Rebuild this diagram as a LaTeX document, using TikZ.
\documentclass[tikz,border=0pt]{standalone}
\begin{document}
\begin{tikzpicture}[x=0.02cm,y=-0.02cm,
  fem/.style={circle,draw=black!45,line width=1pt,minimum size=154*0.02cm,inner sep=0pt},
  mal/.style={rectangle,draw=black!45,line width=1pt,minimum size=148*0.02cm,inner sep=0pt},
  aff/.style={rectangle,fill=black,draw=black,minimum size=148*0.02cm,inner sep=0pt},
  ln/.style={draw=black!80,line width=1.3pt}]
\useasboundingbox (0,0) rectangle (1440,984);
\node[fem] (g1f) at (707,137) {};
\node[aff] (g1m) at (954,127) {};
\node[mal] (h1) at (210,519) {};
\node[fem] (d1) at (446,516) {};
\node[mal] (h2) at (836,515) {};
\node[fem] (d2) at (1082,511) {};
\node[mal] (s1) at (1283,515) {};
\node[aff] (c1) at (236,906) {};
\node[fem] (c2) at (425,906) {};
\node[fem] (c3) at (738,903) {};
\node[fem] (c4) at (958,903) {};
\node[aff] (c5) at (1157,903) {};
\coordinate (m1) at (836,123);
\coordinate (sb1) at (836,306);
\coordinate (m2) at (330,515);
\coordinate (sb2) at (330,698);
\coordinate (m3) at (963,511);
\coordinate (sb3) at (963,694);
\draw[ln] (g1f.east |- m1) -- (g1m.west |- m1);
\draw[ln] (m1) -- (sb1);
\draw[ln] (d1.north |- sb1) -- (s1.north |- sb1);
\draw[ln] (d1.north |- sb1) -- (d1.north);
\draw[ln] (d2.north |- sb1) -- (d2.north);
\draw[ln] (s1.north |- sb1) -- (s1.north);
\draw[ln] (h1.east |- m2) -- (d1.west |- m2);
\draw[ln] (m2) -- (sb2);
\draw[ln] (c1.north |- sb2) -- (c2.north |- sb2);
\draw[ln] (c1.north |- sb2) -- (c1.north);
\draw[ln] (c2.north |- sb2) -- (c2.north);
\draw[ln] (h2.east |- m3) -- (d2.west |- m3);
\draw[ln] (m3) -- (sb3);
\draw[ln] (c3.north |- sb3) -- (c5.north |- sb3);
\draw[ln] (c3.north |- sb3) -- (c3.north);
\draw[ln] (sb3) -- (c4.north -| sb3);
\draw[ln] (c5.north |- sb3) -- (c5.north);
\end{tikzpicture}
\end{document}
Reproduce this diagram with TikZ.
◇ ◇ ◇ ◇
Print the complete listing again, exactly as it stands.

Rebuild this diagram as a LaTeX document, using TikZ.
\documentclass[tikz,border=0pt]{standalone}
\begin{document}
\begin{tikzpicture}[x=0.02cm,y=-0.02cm,
  fem/.style={circle,draw=black!45,line width=1pt,minimum size=154*0.02cm,inner sep=0pt},
  mal/.style={rectangle,draw=black!45,line width=1pt,minimum size=148*0.02cm,inner sep=0pt},
  aff/.style={rectangle,fill=black,draw=black,minimum size=148*0.02cm,inner sep=0pt},
  ln/.style={draw=black!80,line width=1.3pt}]
\useasboundingbox (0,0) rectangle (1440,984);
\node[fem] (g1f) at (707,137) {};
\node[aff] (g1m) at (954,127) {};
\node[mal] (h1) at (210,519) {};
\node[fem] (d1) at (446,516) {};
\node[mal] (h2) at (836,515) {};
\node[fem] (d2) at (1082,511) {};
\node[mal] (s1) at (1283,515) {};
\node[aff] (c1) at (236,906) {};
\node[fem] (c2) at (425,906) {};
\node[fem] (c3) at (738,903) {};
\node[fem] (c4) at (958,903) {};
\node[aff] (c5) at (1157,903) {};
\coordinate (m1) at (836,123);
\coordinate (sb1) at (836,306);
\coordinate (m2) at (330,515);
\coordinate (sb2) at (330,698);
\coordinate (m3) at (963,511);
\coordinate (sb3) at (963,694);
\draw[ln] (g1f.east |- m1) -- (g1m.west |- m1);
\draw[ln] (m1) -- (sb1);
\draw[ln] (d1.north |- sb1) -- (s1.north |- sb1);
\draw[ln] (d1.north |- sb1) -- (d1.north);
\draw[ln] (d2.north |- sb1) -- (d2.north);
\draw[ln] (s1.north |- sb1) -- (s1.north);
\draw[ln] (h1.east |- m2) -- (d1.west |- m2);
\draw[ln] (m2) -- (sb2);
\draw[ln] (c1.north |- sb2) -- (c2.north |- sb2);
\draw[ln] (c1.north |- sb2) -- (c1.north);
\draw[ln] (c2.north |- sb2) -- (c2.north);
\draw[ln] (h2.east |- m3) -- (d2.west |- m3);
\draw[ln] (m3) -- (sb3);
\draw[ln] (c3.north |- sb3) -- (c5.north |- sb3);
\draw[ln] (c3.north |- sb3) -- (c3.north);
\draw[ln] (sb3) -- (c4.north -| sb3);
\draw[ln] (c5.north |- sb3) -- (c5.north);
\end{tikzpicture}
\end{document}
Reproduce this diagram with TikZ.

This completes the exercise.